Entre otros otros asuntos polémicos (religión, escuela concertada...) en los que -en este país- chocan las políticas educativas de izquierdas y de derechas, está el de la «educación para la ciudadanía». Ya conocen la disputa. Desde la izquierda se afirma que la educación en ciertos valores amparados en la Constitución (igualdad, respeto al medio ambiente, rechazo a la discriminación por género, a la violencia, al racismo…) es imprescindible para la convivencia y para prevenir lacras como la corrupción, la desigualdad, la contaminación o el maltrato a las mujeres. Pero desde la derecha se replica afirmando que esa educación en valores degenera rápidamente en adoctrinamiento ideológico (en igualitarismo, ecologismo, feminismo, etc.). Además -se añade desde la derecha más liberal-, la educación en valores no debe estar en manos del Estado, sino de las familias o la sociedad civil.

¿Quién tiene razón aquí? En mi opinión la tiene la izquierda al creer que es el Estado el que debe proporcionar una educación básica en determinados valores comunes, ya que las familias u otras organizaciones sociales no pueden garantizar tal cosa (nada impide, por ejemplo, que una familia eduque a sus hijos en los valores del nazismo o en el desprecio a las mujeres, y la escuela ha de compensar ese riesgo). Pero también la tiene la derecha al temer, con razón, que la «educación para la ciudadanía» pueda degenerar en adoctrinamiento ideológico. De hecho, muchos profesores e instituciones educativas olvidan que la Constitución obliga a cosas como respetar el medio ambiente, rechazar la violencia no justificada o evitar la discriminación por género, pero no necesariamente a ser ecologista, pacifista o feminista.

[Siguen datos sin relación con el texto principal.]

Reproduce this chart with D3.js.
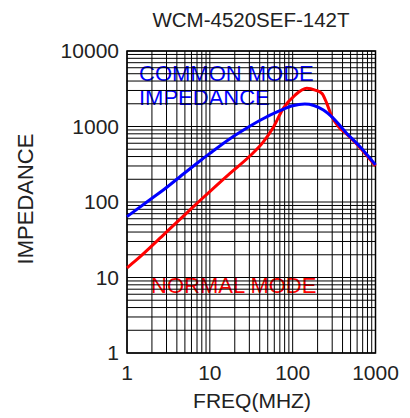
<!DOCTYPE html>
<html>
<head>
<meta charset="utf-8">
<script src="https://cdn.jsdelivr.net/npm/d3@7"></script>
<style>
  body { margin: 0; background: #fff; }
  text { font-family: Arial, "Liberation Sans", sans-serif; }
</style>
</head>
<body>
<div class="canvas"></div>
<script>
const title = "WCM-4520SEF-142T";
const xTicks = [1, 10, 100, 1000];
const yTicks = [1, 10, 100, 1000, 10000];

// common mode impedance
const cmFreq = [1, 2, 2.74, 5, 7, 10, 17.5, 30, 40, 70, 100, 140, 180, 235, 310, 450, 650, 1000];
const cmImp = [64, 112, 144, 244, 326, 440, 690, 1000, 1200, 1620, 1880, 1980, 1900, 1650, 1280, 810, 540, 310];

// normal mode impedance
const nmFreq = [1, 1.3, 2.74, 7, 17.5, 30, 44, 58, 77, 107, 148, 187, 225, 258, 297, 350, 450, 650, 1000];
const nmImp = [13.4, 17.1, 36.5, 96, 240, 400, 620, 960, 1740, 2610, 3200, 3040, 2750, 2030, 1350, 1020, 790, 525, 300];

const dims = { w: 410, h: 418 };
const plot = { left: 127, right: 375.5, top: 51, bottom: 353 };

const svg = d3
  .select(".canvas")
  .append("svg")
  .attr("width", dims.w)
  .attr("height", dims.h);

const x = d3.scaleLog().domain([1, 1000]).range([plot.left, plot.right]);
const y = d3.scaleLog().domain([1, 10000]).range([plot.bottom, plot.top]);

// labels inside the plot sit under the grid
const inner = svg.append("g").attr("font-size", 22);
inner.append("text").attr("x", 139).attr("y", 81).attr("fill", "#0000ff").text("COMMON MODE");
inner.append("text").attr("x", 139).attr("y", 105).attr("fill", "#0000ff").text("IMPEDANCE");
inner.append("text").attr("x", 151).attr("y", 293).attr("fill", "#ff0000").text("NORMAL MODE");

// grid
const grid = svg.append("g").attr("stroke", "#000").attr("stroke-width", 1);
grid
  .selectAll(".vx")
  .data(x.ticks())
  .enter()
  .append("line")
  .attr("x1", d => x(d))
  .attr("x2", d => x(d))
  .attr("y1", plot.top)
  .attr("y2", plot.bottom);
grid
  .selectAll(".hy")
  .data(y.ticks())
  .enter()
  .append("line")
  .attr("x1", plot.left)
  .attr("x2", plot.right)
  .attr("y1", d => y(d))
  .attr("y2", d => y(d));

svg
  .append("rect")
  .attr("x", plot.left)
  .attr("y", plot.top)
  .attr("width", plot.right - plot.left)
  .attr("height", plot.bottom - plot.top)
  .attr("fill", "none")
  .attr("stroke", "#000")
  .attr("stroke-width", 1.5);

// curves
const line = d3
  .line()
  .x(d => x(d[0]))
  .y(d => y(d[1]))
  .curve(d3.curveMonotoneX);

svg
  .append("path")
  .attr("d", line(d3.zip(nmFreq, nmImp)))
  .attr("fill", "none")
  .attr("stroke", "#ff0000")
  .attr("stroke-width", 3);

svg
  .append("path")
  .attr("d", line(d3.zip(cmFreq, cmImp)))
  .attr("fill", "none")
  .attr("stroke", "#0000ff")
  .attr("stroke-width", 3);

// tick labels
const labels = svg.append("g").attr("font-size", 21).attr("fill", "#222");
labels
  .selectAll(".xl")
  .data(xTicks)
  .enter()
  .append("text")
  .attr("x", d => x(d))
  .attr("y", 380)
  .attr("text-anchor", "middle")
  .text(d => d);
labels
  .selectAll(".yl")
  .data(yTicks)
  .enter()
  .append("text")
  .attr("x", 119)
  .attr("y", d => y(d))
  .attr("dy", "0.35em")
  .attr("text-anchor", "end")
  .text(d => d);

// titles
svg
  .append("text")
  .attr("x", 251)
  .attr("y", 27)
  .attr("text-anchor", "middle")
  .attr("font-size", 20.5)
  .attr("fill", "#222")
  .text(title);

svg
  .append("text")
  .attr("x", 252)
  .attr("y", 408)
  .attr("text-anchor", "middle")
  .attr("font-size", 21)
  .attr("fill", "#222")
  .text("FREQ(MHZ)");

svg
  .append("text")
  .attr("transform", `translate(33, 199) rotate(-90)`)
  .attr("text-anchor", "middle")
  .attr("font-size", 22)
  .attr("fill", "#222")
  .text("IMPEDANCE");
</script>
</body>
</html>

¿Cómo evitar, pues, que una «educación para la ciudadanía» necesariamente impartida por el Estado no degenere en algo que la derecha pueda tildar (y con cierta razón) como un tipo de ‘catecismo laico’? Fácil. Con una herramienta útil, en general, para compensar todo adoctrinamiento ideológico en la escuela (o fuera de ella), ya venga de la educación para la ciudadanía, de la religión, o de cualquier otra materia (y todas, en un grado u otro -incluyendo a las ciencias-, imparten o parten de doctrinas supuestas como justas, santas o verdaderas). Esta herramienta que digo es el pensamiento crítico, es decir, el hábito de someter al más riguroso análisis racional el fundamento de todo lo que se nos expone o demuestra (incluyendo el modo mismo de demostrarlo).

Cuando se trata de educación para la ciudadanía, el pensamiento crítico que compete es el que proporciona la ética. Es común confundir la ética con la simple moralidad (comportarse «bien») o, aún peor, con una moralidad determinada (comportarse bien según los valores vigentes en una cultura determinada). Pero la ética no es eso. La ética es la disciplina filosófica que estudia (tal como un entomólogo estudia los insectos) los problemas morales, así como las diversas respuestas que ha dado el ser humano (en forma de distintos sistemas de valores) a tales problemas. La ética no nos dice lo que debemos hacer, sino que nos proporciona las herramientas conceptuales y argumentales -además del hábito analítico y crítico- para averiguarlo por nosotros mismos. Sin estas herramientas y hábitos somos pasto del adoctrinamiento (el que sea), especialmente de aquel que resulta más demagógico o seductor (que no es precisamente el que corresponde a la educación para la ciudadanía).

¿Quieren ustedes personas que, en lugar de aprenderse de memoria el catecismo de los valores cívicos, se convenzan de la validez de los mismos? ¿Quieren que nadie pueda decir que en la escuela se adoctrina (ni, según la derecha, en la educación para la ciudadanía, ni, según la izquierda, en la religión)? Pues que se ofrezca a todos los alumnos una sólida formación ética (independiente de toda educación en valores determinados). Si este gobierno lo hace (tal como le ha solicitado reciente y unanimemente el Congreso), tendremos la garantía de que nuestros alumnos sabrán escoger por sí mismos lo que les parezca más valioso, justo o racional. ¿Y no es esta, precisamente, la mayor virtud de un ciudadano?